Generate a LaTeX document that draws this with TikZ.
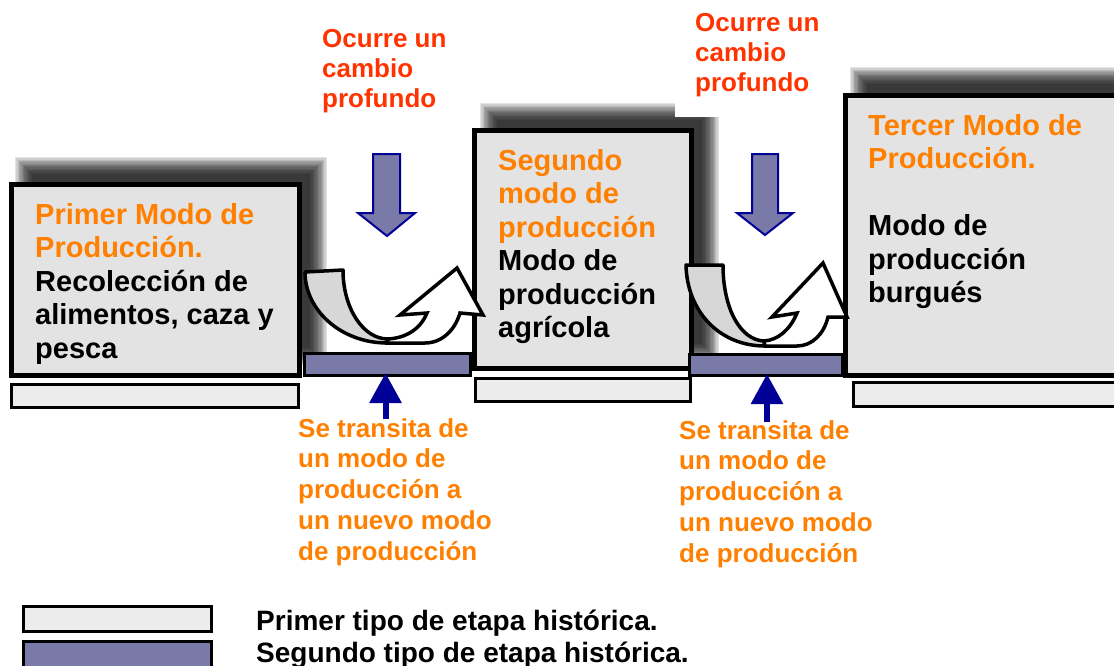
\documentclass[tikz,border=0pt]{standalone}
\usepackage{fontspec}
\setmainfont{Liberation Sans}
\usetikzlibrary{arrows.meta}
\definecolor{boxgray}{RGB}{227,227,227}
\definecolor{bargray}{RGB}{236,236,236}
\definecolor{purp}{RGB}{122,122,168}
\definecolor{navyb}{RGB}{0,0,150}
\definecolor{orng}{RGB}{255,128,0}
\definecolor{redo}{RGB}{255,51,0}
\definecolor{ribbon}{RGB}{215,215,215}
\newcommand{\myblurshadow}[4]{%
  \foreach \i in {0,...,13}{%
    \fill[black,opacity=0.1] ({#1-9+1.3*\i},{#2-9+1.3*\i}) rectangle ({#3+9-1.3*\i},{#4+9-1.3*\i});%
  }}
\tikzset{
  modebox/.style={draw=black, line width=5pt, fill=boxgray, inner sep=0pt, outer sep=0pt, anchor=north west},
  stagebar/.style={draw=black, line width=3pt, fill=bargray, inner sep=0pt, outer sep=0pt, anchor=north west},
  transbar/.style={draw=black, line width=3pt, fill=purp, inner sep=0pt, outer sep=0pt, anchor=north west},
  boxtxt/.style={inner sep=0pt, anchor=north west, align=left, font=\fontsize{29}{33.5}\selectfont\bfseries},
  redtxt/.style={inner sep=0pt, anchor=north west, align=left, text=redo, font=\fontsize{26}{30}\selectfont\bfseries},
  orangetxt/.style={inner sep=0pt, anchor=north west, align=left, text=orng, font=\fontsize{26}{30.8}\selectfont\bfseries},
  legtxt/.style={inner sep=0pt, anchor=north west, align=left, font=\fontsize{28}{32}\selectfont\bfseries},
  blockarrow/.style={draw=navyb, line width=2pt, fill=purp, line join=miter},
  upconn/.style={draw=navyb, line width=6pt, -{Triangle[width=31pt,length=30pt]}},
  ribbonback/.style={draw=black, line width=3.5pt, fill=ribbon, line join=round},
  ribbonfront/.style={draw=black, line width=3.5pt, fill=white, line join=miter},
}
\begin{document}
\begin{tikzpicture}[x=1pt,y=-1pt]
\useasboundingbox (0,0) rectangle (1114,665);
\clip (0,0) rectangle (1114,665);
% shadows
\myblurshadow{24}{166}{318}{356}
\myblurshadow{489}{112}{710}{352}
\myblurshadow{859}{76}{1150}{360}
% white patch behind second top label
\fill[white] (675,0) rectangle (850,117);
% boxes
\node[modebox, minimum width=288pt, minimum height=191pt] (b1) at (11.5,184.5) {};
\node[modebox, minimum width=217pt, minimum height=238pt] (b2) at (474.5,130.5) {};
\node[modebox, minimum width=300pt, minimum height=280pt] (b3) at (845.5,95.5) {};
% stage bars
\node[stagebar, minimum width=287pt, minimum height=23pt] (s1) at (11.5,384.5) {};
\node[stagebar, minimum width=215pt, minimum height=23pt] (s2) at (475.5,378.5) {};
\node[stagebar, minimum width=290pt, minimum height=24pt] (s3) at (853.5,382.5) {};
% transition bars
\node[transbar, minimum width=166pt, minimum height=22pt] (p1) at (304.5,353.5) {};
\node[transbar, minimum width=153pt, minimum height=21pt] (p2) at (689.5,354.5) {};
% redraw box 2 and 3 left edges over transition bars
\draw[line width=5pt] (b2.north west) -- (b2.south west);
\draw[line width=5pt] (b3.north west) -- (b3.south west);
% box texts
\node[boxtxt] (t1) at (35,203) {\textcolor{orng}{Primer Modo de}\\\textcolor{orng}{Producción.}\\Recolección de\\alimentos, caza y\\pesca};
\node[boxtxt] (t2) at (498,149) {\textcolor{orng}{Segundo}\\\textcolor{orng}{modo de}\\\textcolor{orng}{producción}\\Modo de\\producción\\agrícola};
\node[boxtxt] (t3) at (868,114) {\textcolor{orng}{Tercer Modo de}\\\textcolor{orng}{Producción.}\\[33.5pt]Modo de\\producción\\burgués};
% top labels
\node[redtxt] (c1) at (322,29) {Ocurre un\\cambio\\profundo};
\node[redtxt] (c2) at (695,13) {Ocurre un\\cambio\\profundo};
% down block arrows
\draw[blockarrow] (373,154) -- (400,154) -- (400,213) -- (415,213) -- (387,236) -- (358,213) -- (373,213) -- cycle;
\draw[blockarrow] (752,154) -- (778,154) -- (778,213) -- (793,213) -- (765,235) -- (737,213) -- (752,213) -- cycle;
% U-turn 1
\draw[ribbonback] (305,272) -- (343,270) .. controls (343,308) and (363,339) .. (388,339) -- (387,343) .. controls (342,343) and (305,311) .. (305,272) -- cycle;
\draw[ribbonfront] (387,343) -- (425,343) .. controls (442,343) and (455,330) .. (460,313) -- (483,315) -- (457,268) -- (400,315) -- (427,313) .. controls (420,330) and (405,338) .. (388,339) -- cycle;
% U-turn 2
\draw[ribbonback] (686,265) -- (723,265) .. controls (723,308) and (740,340) .. (764,341) -- (765,346) .. controls (720,346) and (687,312) .. (686,265) -- cycle;
\draw[ribbonfront] (765,346) -- (797,346) .. controls (812,346) and (824,334) .. (828,317) -- (847,317) -- (823,263) -- (772,317) -- (797,313) .. controls (790,330) and (778,340) .. (764,341) -- cycle;
% bottom labels and up arrows
\node[orangetxt] (o1) at (298,418) {Se transita de\\un modo de\\producción a\\un nuevo modo\\de producción};
\node[orangetxt] (o2) at (679,420) {Se transita de\\un modo de\\producción a\\un nuevo modo\\de producción};
\coordinate (u1) at (385.5,419);
\coordinate (u2) at (767,422);
\draw[upconn] (u1) -- (u1 |- 0,373);
\draw[upconn] (u2) -- (u2 |- 0,374);
% legend
\node[stagebar, minimum width=188pt, minimum height=25pt] (l1) at (23.5,606.5) {};
\node[transbar, minimum width=188pt, minimum height=28pt] (l2) at (23.5,641.5) {};
\node[legtxt] (lt) at (256,609.5) {Primer tipo de etapa histórica.\\Segundo tipo de etapa histórica.};
\end{tikzpicture}
\end{document}
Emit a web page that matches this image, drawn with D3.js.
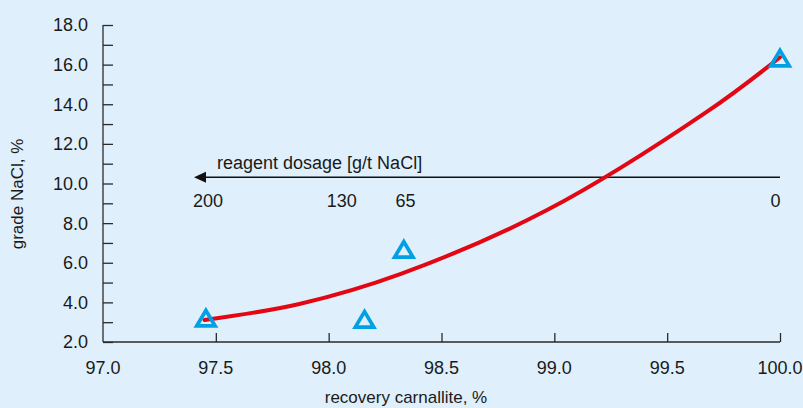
<!DOCTYPE html>
<html>
<head>
<meta charset="utf-8">
<script src="https://cdn.jsdelivr.net/npm/d3@7/dist/d3.min.js"></script>
<style>
  html, body { margin: 0; padding: 0; background: #dff0fc; }
  svg { display: block; }
  text { font-family: "Liberation Sans", Arial, sans-serif; fill: #1a1a1a; }
</style>
</head>
<body>
<svg id="chart" width="803" height="408"></svg>
<script>
// Measured points: recovery of carnallite vs. NaCl grade
const recovery = [97.456, 98.159, 98.333, 100.0];
const grade    = [3.07, 3.01, 6.54, 16.2];

// Fitted trend curve
const fitRecovery = [97.45, 97.87, 98.32, 98.97, 99.68, 100.0];
const fitGrade    = [3.11, 3.92, 5.44, 8.67, 13.65, 16.37];

// Reagent dosage labels and the recovery each one sits at
const dosageLabels   = ["200", "130", "65", "0"];
const dosageRecovery = [97.465, 98.058, 98.34, 99.98];

const xTicks = [97.0, 97.5, 98.0, 98.5, 99.0, 99.5, 100.0];
const yTicks = d3.range(2, 19, 1);
const yLabels = [2, 4, 6, 8, 10, 12, 14, 16, 18];

const svg = d3.select("#chart");
const x = d3.scaleLinear().domain([97, 100]).range([103, 780]);
const y = d3.scaleLinear().domain([2, 18]).range([342, 25]);

const axisColor = "#2a2a2a";

// y axis with inward ticks
const yAxis = svg.append("g").attr("transform", `translate(${x(97)},0)`)
  .call(d3.axisRight(y).tickValues(yTicks).tickSize(10).tickFormat(""));
yAxis.select(".domain").attr("stroke", axisColor).attr("stroke-width", 1.3)
  .attr("d", `M0,${y(18)}V${y(2)}`);
yAxis.selectAll(".tick line").attr("stroke", axisColor).attr("stroke-width", 1.3);

svg.append("g").selectAll("text").data(yLabels).join("text")
  .attr("x", x(97) - 15).attr("y", d => y(d)).attr("dy", "0.36em")
  .attr("text-anchor", "end").attr("font-size", 18)
  .text(d => d3.format(".1f")(d));

// x axis with inward ticks
const xAxis = svg.append("g").attr("transform", `translate(0,${y(2)})`)
  .call(d3.axisTop(x).tickValues(xTicks).tickSize(9).tickFormat(""));
xAxis.select(".domain").attr("stroke", axisColor).attr("stroke-width", 1.3)
  .attr("d", `M${x(97)},0H${x(100)}`);
xAxis.selectAll(".tick line").attr("stroke", axisColor).attr("stroke-width", 1.3);
xAxis.selectAll(".tick").filter(d => d === 97).select("line").attr("y2", 0);

svg.append("g").selectAll("text").data(xTicks).join("text")
  .attr("x", d => x(d)).attr("y", 374)
  .attr("text-anchor", "middle").attr("font-size", 18)
  .text(d => d3.format(".1f")(d));

// axis titles
svg.append("text")
  .attr("transform", `translate(23,194) rotate(-90)`)
  .attr("text-anchor", "middle").attr("font-size", 17)
  .text("grade NaCl, %");
svg.append("text")
  .attr("x", 406).attr("y", 403)
  .attr("text-anchor", "middle").attr("font-size", 17)
  .text("recovery carnallite, %");

// reagent dosage arrow, pointing towards higher dosage
const arrowY = 177.3;
svg.append("line")
  .attr("x1", x(100)).attr("x2", 200)
  .attr("y1", arrowY).attr("y2", arrowY)
  .attr("stroke", "#111").attr("stroke-width", 1.4);
svg.append("path")
  .attr("d", `M194,${arrowY}L206,${arrowY - 5.5}L206,${arrowY + 5.5}Z`)
  .attr("fill", "#111");
svg.append("text")
  .attr("x", 217).attr("y", 169).attr("font-size", 18)
  .text("reagent dosage [g/t NaCl]");
svg.append("g").selectAll("text").data(dosageLabels).join("text")
  .attr("x", (d, i) => x(dosageRecovery[i])).attr("y", 207)
  .attr("text-anchor", "middle").attr("font-size", 18)
  .text(d => d);

// trend curve
const line = d3.line()
  .x(d => x(d[0])).y(d => y(d[1]))
  .curve(d3.curveCatmullRom.alpha(0.5));
svg.append("path")
  .datum(fitRecovery.map((r, i) => [r, fitGrade[i]]))
  .attr("d", line)
  .attr("fill", "none").attr("stroke", "#e30613")
  .attr("stroke-width", 4).attr("stroke-linecap", "round");

// measured points as open triangles
function triangle(cx, cy) {
  const h = 15.5, w = 9.2;
  return `M${cx},${cy - h * 2 / 3}L${cx + w},${cy + h / 3}L${cx - w},${cy + h / 3}Z`;
}
svg.append("g").selectAll("path").data(recovery).join("path")
  .attr("d", (d, i) => triangle(x(d), y(grade[i])))
  .attr("fill", "none").attr("stroke", "#00a0e3")
  .attr("stroke-width", 3.7).attr("stroke-linejoin", "miter");
</script>
</body>
</html>
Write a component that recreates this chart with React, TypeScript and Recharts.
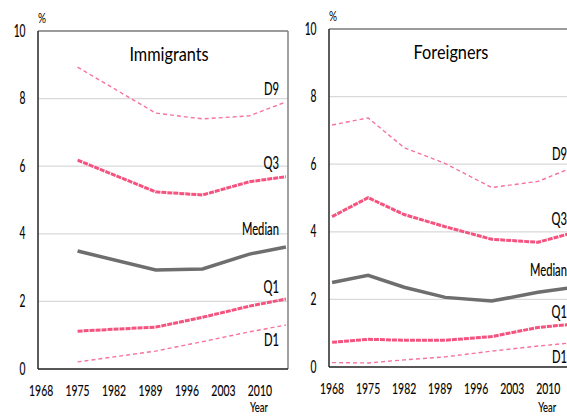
import { LineChart, Line, XAxis, YAxis, CartesianGrid, ReferenceLine } from 'recharts'

// axis ticks
const yearTicks = [1968, 1975, 1982, 1989, 1996, 2003, 2010]
const percentTicks = [0, 2, 4, 6, 8, 10]
const yearDomain = [1967.4, 2015.4]

// Immigrants panel
const immigrantYears = [1975, 1990, 1999, 2008, 2015]
const immigrantD9 = [8.93, 7.57, 7.4, 7.49, 7.9]
const immigrantQ3 = [6.18, 5.24, 5.15, 5.54, 5.69]
const immigrantMedian = [3.49, 2.93, 2.96, 3.4, 3.61]
const immigrantQ1 = [1.12, 1.24, 1.53, 1.86, 2.07]
const immigrantD1 = [0.21, 0.53, 0.81, 1.1, 1.3]

// Foreigners panel
const foreignerYears = [1968, 1975, 1982, 1990, 1999, 2008, 2015]
const foreignerD9 = [7.16, 7.37, 6.49, 6.02, 5.31, 5.49, 5.92]
const foreignerQ3 = [4.45, 5.01, 4.51, 4.15, 3.78, 3.69, 3.98]
const foreignerMedian = [2.5, 2.71, 2.36, 2.06, 1.95, 2.21, 2.36]
const foreignerQ1 = [0.73, 0.82, 0.79, 0.79, 0.9, 1.17, 1.27]
const foreignerD1 = [0.13, 0.12, 0.21, 0.3, 0.47, 0.62, 0.72]

const FONT = 'Lato, "Noto Sans", sans-serif'
const PINK = '#f4537f'
const LIGHT_PINK = '#f6739a'
const GREY = '#6e6e6e'

// series look + label offsets (dy is from the last point to the label centre)
const seriesStyle = [
  { key: 'd9', name: 'D9', stroke: LIGHT_PINK, width: 1.4, dash: '4 3', dy: -12 },
  { key: 'q3', name: 'Q3', stroke: PINK, width: 3, dash: '5 1', dy: -13 },
  { key: 'median', name: 'Median', stroke: GREY, width: 3.5, dash: undefined, dy: -17 },
  { key: 'q1', name: 'Q1', stroke: PINK, width: 3, dash: '5 1', dy: -12 },
  { key: 'd1', name: 'D1', stroke: LIGHT_PINK, width: 1.4, dash: '4 3', dy: 15 },
]

// Calibri in the source is narrow, so squeeze Lato horizontally
function CondText({ x, y, anchor = 'middle', size = 16.5, sx = 0.66, sw = 0.15, fill = '#000', children }: any) {
  return (
    <text
      transform={`translate(${x},${y}) scale(${sx},1)`}
      textAnchor={anchor}
      fontSize={size}
      fontFamily={FONT}
      fill={fill}
      stroke={fill}
      strokeWidth={sw}
    >
      {children}
    </text>
  )
}

const YTick = ({ x, y, payload }: any) => (
  <CondText x={x} y={y + 5.5} anchor="end" sx={0.62}>{payload.value}</CondText>
)

const XTick = ({ x, y, payload }: any) => (
  <CondText x={x} y={y + 10} size={16} sx={0.65}>{payload.value}</CondText>
)

function buildRows(years: number[], d9: number[], q3: number[], median: number[], q1: number[], d1: number[]) {
  return years.map((year, i) => ({ year, d9: d9[i], q3: q3[i], median: median[i], q1: q1[i], d1: d1[i] }))
}

interface PanelProps {
  rows: any[]
  title: string
  left: number
  top: number
  plotWidth: number
  titleX: number
}

function Panel({ rows, title, left, top, plotWidth, titleX }: PanelProps) {
  const width = 38 + plotWidth + 6
  const lastIndex = rows.length - 1

  const endLabel = (text: string, dy: number) => (props: any) => {
    if (props.index !== lastIndex) return null
    return (
      <CondText key={text} x={props.x - 7} y={props.y + dy + 5.5} anchor="end" sx={0.68}>
        {text}
      </CondText>
    )
  }

  return (
    <div style={{ position: 'absolute', left, top: 0, width, height: 416 }}>
      <LineChart
        width={width}
        height={416}
        data={rows}
        margin={{ top, right: 6, bottom: 0, left: 0 }}
      >
        <CartesianGrid vertical={false} stroke="#d9d9d9" strokeWidth={1.2} />
        <XAxis
          dataKey="year"
          type="number"
          domain={yearDomain}
          ticks={yearTicks}
          allowDataOverflow
          height={416 - top - 338}
          tickLine={false}
          tickSize={6}
          tickMargin={11}
          axisLine={{ stroke: '#262626', strokeWidth: 1.5 }}
          tick={<XTick />}
          interval={0}
        />
        <YAxis
          domain={[0, 10]}
          ticks={percentTicks}
          width={38}
          tickLine={false}
          tickSize={6}
          tickMargin={6.5}
          axisLine={{ stroke: '#262626', strokeWidth: 1.5 }}
          tick={<YTick />}
          interval={0}
        />
        <ReferenceLine y={10} stroke="#808080" strokeWidth={1.5} />
        <ReferenceLine x={yearDomain[1]} stroke="#808080" strokeWidth={1.5} />
        {seriesStyle.map(s => (
          <Line
            key={s.key}
            dataKey={s.key}
            name={s.name}
            type="linear"
            stroke={s.stroke}
            strokeWidth={s.width}
            strokeDasharray={s.dash}
            dot={false}
            activeDot={false}
            isAnimationActive={false}
            label={endLabel(s.name, s.dy)}
          />
        ))}
      </LineChart>
      <svg
        width={width}
        height={416}
        style={{ position: 'absolute', left: 0, top: 0, pointerEvents: 'none' }}
      >
        <CondText x={titleX - left} y={top + 30} size={18.5} sx={0.88} sw={0}>{title}</CondText>
        <CondText x={42} y={top - 8} size={14} sx={0.72} sw={0}>%</CondText>
        <CondText x={38 + (2010 - yearDomain[0]) * plotWidth / 48 - 1} y={411.5} size={13.5} sx={0.7}>Year</CondText>
      </svg>
    </div>
  )
}

export default function App() {
  const immigrantRows = buildRows(immigrantYears, immigrantD9, immigrantQ3, immigrantMedian, immigrantQ1, immigrantD1)
  const foreignerRows = buildRows(foreignerYears, foreignerD9, foreignerQ3, foreignerMedian, foreignerQ1, foreignerD1)

  return (
    <div style={{ position: 'absolute', left: 0, top: 0, width: 567, height: 416, overflow: 'hidden', background: '#fff' }}>
      <Panel rows={immigrantRows} title="Immigrants" left={0} top={31} plotWidth={250} titleX={169} />
      <Panel rows={foreignerRows} title="Foreigners" left={291} top={29} plotWidth={247} titleX={451} />
    </div>
  )
}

> _Aim of the exercise_
Identify each line of the material where the word "that" shows up, and copy it.

> _Exercise result_
Generate a LaTeX document that draws this with TikZ.
Emit a web page that matches this image, drawn with D3.js.
Write a component that recreates this chart with React, TypeScript and Recharts.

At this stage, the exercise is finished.